**Provided material:**

---*---

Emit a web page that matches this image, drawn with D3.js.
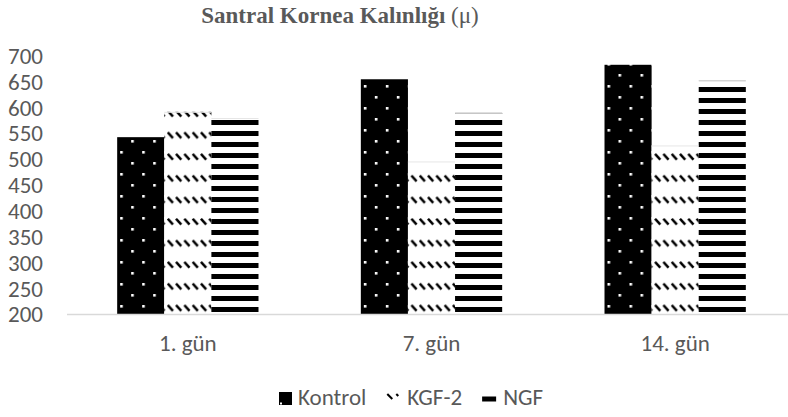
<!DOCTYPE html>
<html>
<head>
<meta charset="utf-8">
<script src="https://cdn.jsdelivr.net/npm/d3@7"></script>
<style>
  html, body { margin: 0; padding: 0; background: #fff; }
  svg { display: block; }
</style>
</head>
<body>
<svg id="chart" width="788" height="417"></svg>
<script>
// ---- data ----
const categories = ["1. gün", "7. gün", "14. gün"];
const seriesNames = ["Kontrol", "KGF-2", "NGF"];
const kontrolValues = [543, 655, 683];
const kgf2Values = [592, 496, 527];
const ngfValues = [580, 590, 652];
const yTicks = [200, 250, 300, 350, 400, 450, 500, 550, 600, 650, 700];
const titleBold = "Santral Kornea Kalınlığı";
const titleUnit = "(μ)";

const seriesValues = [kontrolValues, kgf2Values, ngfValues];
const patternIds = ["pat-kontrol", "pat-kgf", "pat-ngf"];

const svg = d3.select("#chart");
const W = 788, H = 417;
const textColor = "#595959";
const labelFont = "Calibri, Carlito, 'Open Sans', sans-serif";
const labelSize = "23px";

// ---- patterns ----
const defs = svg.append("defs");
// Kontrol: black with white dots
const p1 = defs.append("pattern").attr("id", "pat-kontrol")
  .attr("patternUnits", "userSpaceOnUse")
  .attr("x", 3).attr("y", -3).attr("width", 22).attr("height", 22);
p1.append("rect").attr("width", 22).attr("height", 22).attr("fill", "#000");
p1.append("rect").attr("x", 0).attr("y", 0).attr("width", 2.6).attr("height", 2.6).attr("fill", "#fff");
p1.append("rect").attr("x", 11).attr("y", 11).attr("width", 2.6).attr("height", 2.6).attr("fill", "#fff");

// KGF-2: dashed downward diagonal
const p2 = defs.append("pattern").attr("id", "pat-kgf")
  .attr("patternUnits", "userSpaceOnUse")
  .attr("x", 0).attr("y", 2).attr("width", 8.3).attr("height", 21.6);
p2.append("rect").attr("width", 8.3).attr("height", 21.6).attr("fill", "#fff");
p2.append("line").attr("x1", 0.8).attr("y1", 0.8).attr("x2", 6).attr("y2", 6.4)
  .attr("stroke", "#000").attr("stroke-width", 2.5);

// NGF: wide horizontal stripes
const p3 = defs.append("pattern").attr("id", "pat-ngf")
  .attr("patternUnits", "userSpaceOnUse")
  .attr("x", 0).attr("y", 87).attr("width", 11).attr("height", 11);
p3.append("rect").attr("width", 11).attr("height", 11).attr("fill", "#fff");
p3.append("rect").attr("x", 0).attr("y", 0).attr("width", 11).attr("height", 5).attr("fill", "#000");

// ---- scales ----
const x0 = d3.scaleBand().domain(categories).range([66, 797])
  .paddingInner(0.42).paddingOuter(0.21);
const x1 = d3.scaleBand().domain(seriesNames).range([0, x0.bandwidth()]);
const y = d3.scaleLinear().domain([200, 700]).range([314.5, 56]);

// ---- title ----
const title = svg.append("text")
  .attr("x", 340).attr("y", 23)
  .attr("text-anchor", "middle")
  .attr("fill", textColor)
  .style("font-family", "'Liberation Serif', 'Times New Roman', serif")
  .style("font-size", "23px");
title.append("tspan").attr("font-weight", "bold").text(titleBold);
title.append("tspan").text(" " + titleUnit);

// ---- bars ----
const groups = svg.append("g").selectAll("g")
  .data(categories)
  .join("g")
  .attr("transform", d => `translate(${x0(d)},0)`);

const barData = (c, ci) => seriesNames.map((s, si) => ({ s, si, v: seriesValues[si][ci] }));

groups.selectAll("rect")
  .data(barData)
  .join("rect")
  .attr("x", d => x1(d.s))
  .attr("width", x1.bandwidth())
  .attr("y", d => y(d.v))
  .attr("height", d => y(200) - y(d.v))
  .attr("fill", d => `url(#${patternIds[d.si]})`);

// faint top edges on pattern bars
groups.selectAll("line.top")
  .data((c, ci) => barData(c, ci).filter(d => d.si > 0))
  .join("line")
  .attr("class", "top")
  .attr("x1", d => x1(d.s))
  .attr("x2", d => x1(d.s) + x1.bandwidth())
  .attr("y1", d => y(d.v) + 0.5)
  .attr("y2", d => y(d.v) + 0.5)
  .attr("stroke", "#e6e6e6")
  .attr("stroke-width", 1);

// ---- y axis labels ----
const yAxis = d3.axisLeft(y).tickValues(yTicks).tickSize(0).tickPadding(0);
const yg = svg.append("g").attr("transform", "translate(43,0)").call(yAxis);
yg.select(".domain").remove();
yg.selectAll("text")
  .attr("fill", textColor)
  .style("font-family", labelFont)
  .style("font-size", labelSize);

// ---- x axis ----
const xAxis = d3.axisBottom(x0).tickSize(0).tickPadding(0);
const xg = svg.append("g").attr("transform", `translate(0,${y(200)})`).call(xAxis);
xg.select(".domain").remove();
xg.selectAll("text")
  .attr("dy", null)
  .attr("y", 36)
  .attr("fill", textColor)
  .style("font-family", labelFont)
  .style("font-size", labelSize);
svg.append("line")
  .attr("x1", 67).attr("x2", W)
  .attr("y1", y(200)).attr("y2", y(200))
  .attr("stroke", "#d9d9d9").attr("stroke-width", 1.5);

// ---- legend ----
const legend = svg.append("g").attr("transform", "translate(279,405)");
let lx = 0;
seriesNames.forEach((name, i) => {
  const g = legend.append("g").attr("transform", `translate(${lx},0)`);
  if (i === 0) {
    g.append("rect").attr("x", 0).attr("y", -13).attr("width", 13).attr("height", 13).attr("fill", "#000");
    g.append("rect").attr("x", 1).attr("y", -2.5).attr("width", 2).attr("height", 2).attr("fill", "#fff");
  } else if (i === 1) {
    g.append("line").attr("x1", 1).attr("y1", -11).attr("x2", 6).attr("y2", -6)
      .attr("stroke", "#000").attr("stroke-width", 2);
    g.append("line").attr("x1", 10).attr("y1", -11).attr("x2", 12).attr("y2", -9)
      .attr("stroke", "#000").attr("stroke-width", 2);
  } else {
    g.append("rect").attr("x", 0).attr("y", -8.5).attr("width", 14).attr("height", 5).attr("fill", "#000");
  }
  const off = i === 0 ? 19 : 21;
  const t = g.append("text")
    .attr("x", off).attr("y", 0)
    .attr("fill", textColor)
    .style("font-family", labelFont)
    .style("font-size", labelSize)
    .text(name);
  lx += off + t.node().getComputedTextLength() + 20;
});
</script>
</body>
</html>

---*---

**Task to carry out:**
The material above holds pictures; copy everything else in it exactly.

**Result below:**
Emit a web page that matches this image, drawn with D3.js.
<!DOCTYPE html>
<html>
<head>
<meta charset="utf-8">
<script src="https://cdn.jsdelivr.net/npm/d3@7"></script>
<style>
  html, body { margin: 0; padding: 0; background: #fff; }
  svg { display: block; }
</style>
</head>
<body>
<svg id="chart" width="788" height="417"></svg>
<script>
// ---- data ----
const categories = ["1. gün", "7. gün", "14. gün"];
const seriesNames = ["Kontrol", "KGF-2", "NGF"];
const kontrolValues = [543, 655, 683];
const kgf2Values = [592, 496, 527];
const ngfValues = [580, 590, 652];
const yTicks = [200, 250, 300, 350, 400, 450, 500, 550, 600, 650, 700];
const titleBold = "Santral Kornea Kalınlığı";
const titleUnit = "(μ)";

const seriesValues = [kontrolValues, kgf2Values, ngfValues];
const patternIds = ["pat-kontrol", "pat-kgf", "pat-ngf"];

const svg = d3.select("#chart");
const W = 788, H = 417;
const textColor = "#595959";
const labelFont = "Calibri, Carlito, 'Open Sans', sans-serif";
const labelSize = "23px";

// ---- patterns ----
const defs = svg.append("defs");
// Kontrol: black with white dots
const p1 = defs.append("pattern").attr("id", "pat-kontrol")
  .attr("patternUnits", "userSpaceOnUse")
  .attr("x", 3).attr("y", -3).attr("width", 22).attr("height", 22);
p1.append("rect").attr("width", 22).attr("height", 22).attr("fill", "#000");
p1.append("rect").attr("x", 0).attr("y", 0).attr("width", 2.6).attr("height", 2.6).attr("fill", "#fff");
p1.append("rect").attr("x", 11).attr("y", 11).attr("width", 2.6).attr("height", 2.6).attr("fill", "#fff");

// KGF-2: dashed downward diagonal
const p2 = defs.append("pattern").attr("id", "pat-kgf")
  .attr("patternUnits", "userSpaceOnUse")
  .attr("x", 0).attr("y", 2).attr("width", 8.3).attr("height", 21.6);
p2.append("rect").attr("width", 8.3).attr("height", 21.6).attr("fill", "#fff");
p2.append("line").attr("x1", 0.8).attr("y1", 0.8).attr("x2", 6).attr("y2", 6.4)
  .attr("stroke", "#000").attr("stroke-width", 2.5);

// NGF: wide horizontal stripes
const p3 = defs.append("pattern").attr("id", "pat-ngf")
  .attr("patternUnits", "userSpaceOnUse")
  .attr("x", 0).attr("y", 87).attr("width", 11).attr("height", 11);
p3.append("rect").attr("width", 11).attr("height", 11).attr("fill", "#fff");
p3.append("rect").attr("x", 0).attr("y", 0).attr("width", 11).attr("height", 5).attr("fill", "#000");

// ---- scales ----
const x0 = d3.scaleBand().domain(categories).range([66, 797])
  .paddingInner(0.42).paddingOuter(0.21);
const x1 = d3.scaleBand().domain(seriesNames).range([0, x0.bandwidth()]);
const y = d3.scaleLinear().domain([200, 700]).range([314.5, 56]);

// ---- title ----
const title = svg.append("text")
  .attr("x", 340).attr("y", 23)
  .attr("text-anchor", "middle")
  .attr("fill", textColor)
  .style("font-family", "'Liberation Serif', 'Times New Roman', serif")
  .style("font-size", "23px");
title.append("tspan").attr("font-weight", "bold").text(titleBold);
title.append("tspan").text(" " + titleUnit);

// ---- bars ----
const groups = svg.append("g").selectAll("g")
  .data(categories)
  .join("g")
  .attr("transform", d => `translate(${x0(d)},0)`);

const barData = (c, ci) => seriesNames.map((s, si) => ({ s, si, v: seriesValues[si][ci] }));

groups.selectAll("rect")
  .data(barData)
  .join("rect")
  .attr("x", d => x1(d.s))
  .attr("width", x1.bandwidth())
  .attr("y", d => y(d.v))
  .attr("height", d => y(200) - y(d.v))
  .attr("fill", d => `url(#${patternIds[d.si]})`);

// faint top edges on pattern bars
groups.selectAll("line.top")
  .data((c, ci) => barData(c, ci).filter(d => d.si > 0))
  .join("line")
  .attr("class", "top")
  .attr("x1", d => x1(d.s))
  .attr("x2", d => x1(d.s) + x1.bandwidth())
  .attr("y1", d => y(d.v) + 0.5)
  .attr("y2", d => y(d.v) + 0.5)
  .attr("stroke", "#e6e6e6")
  .attr("stroke-width", 1);

// ---- y axis labels ----
const yAxis = d3.axisLeft(y).tickValues(yTicks).tickSize(0).tickPadding(0);
const yg = svg.append("g").attr("transform", "translate(43,0)").call(yAxis);
yg.select(".domain").remove();
yg.selectAll("text")
  .attr("fill", textColor)
  .style("font-family", labelFont)
  .style("font-size", labelSize);

// ---- x axis ----
const xAxis = d3.axisBottom(x0).tickSize(0).tickPadding(0);
const xg = svg.append("g").attr("transform", `translate(0,${y(200)})`).call(xAxis);
xg.select(".domain").remove();
xg.selectAll("text")
  .attr("dy", null)
  .attr("y", 36)
  .attr("fill", textColor)
  .style("font-family", labelFont)
  .style("font-size", labelSize);
svg.append("line")
  .attr("x1", 67).attr("x2", W)
  .attr("y1", y(200)).attr("y2", y(200))
  .attr("stroke", "#d9d9d9").attr("stroke-width", 1.5);

// ---- legend ----
const legend = svg.append("g").attr("transform", "translate(279,405)");
let lx = 0;
seriesNames.forEach((name, i) => {
  const g = legend.append("g").attr("transform", `translate(${lx},0)`);
  if (i === 0) {
    g.append("rect").attr("x", 0).attr("y", -13).attr("width", 13).attr("height", 13).attr("fill", "#000");
    g.append("rect").attr("x", 1).attr("y", -2.5).attr("width", 2).attr("height", 2).attr("fill", "#fff");
  } else if (i === 1) {
    g.append("line").attr("x1", 1).attr("y1", -11).attr("x2", 6).attr("y2", -6)
      .attr("stroke", "#000").attr("stroke-width", 2);
    g.append("line").attr("x1", 10).attr("y1", -11).attr("x2", 12).attr("y2", -9)
      .attr("stroke", "#000").attr("stroke-width", 2);
  } else {
    g.append("rect").attr("x", 0).attr("y", -8.5).attr("width", 14).attr("height", 5).attr("fill", "#000");
  }
  const off = i === 0 ? 19 : 21;
  const t = g.append("text")
    .attr("x", off).attr("y", 0)
    .attr("fill", textColor)
    .style("font-family", labelFont)
    .style("font-size", labelSize)
    .text(name);
  lx += off + t.node().getComputedTextLength() + 20;
});
</script>
</body>
</html>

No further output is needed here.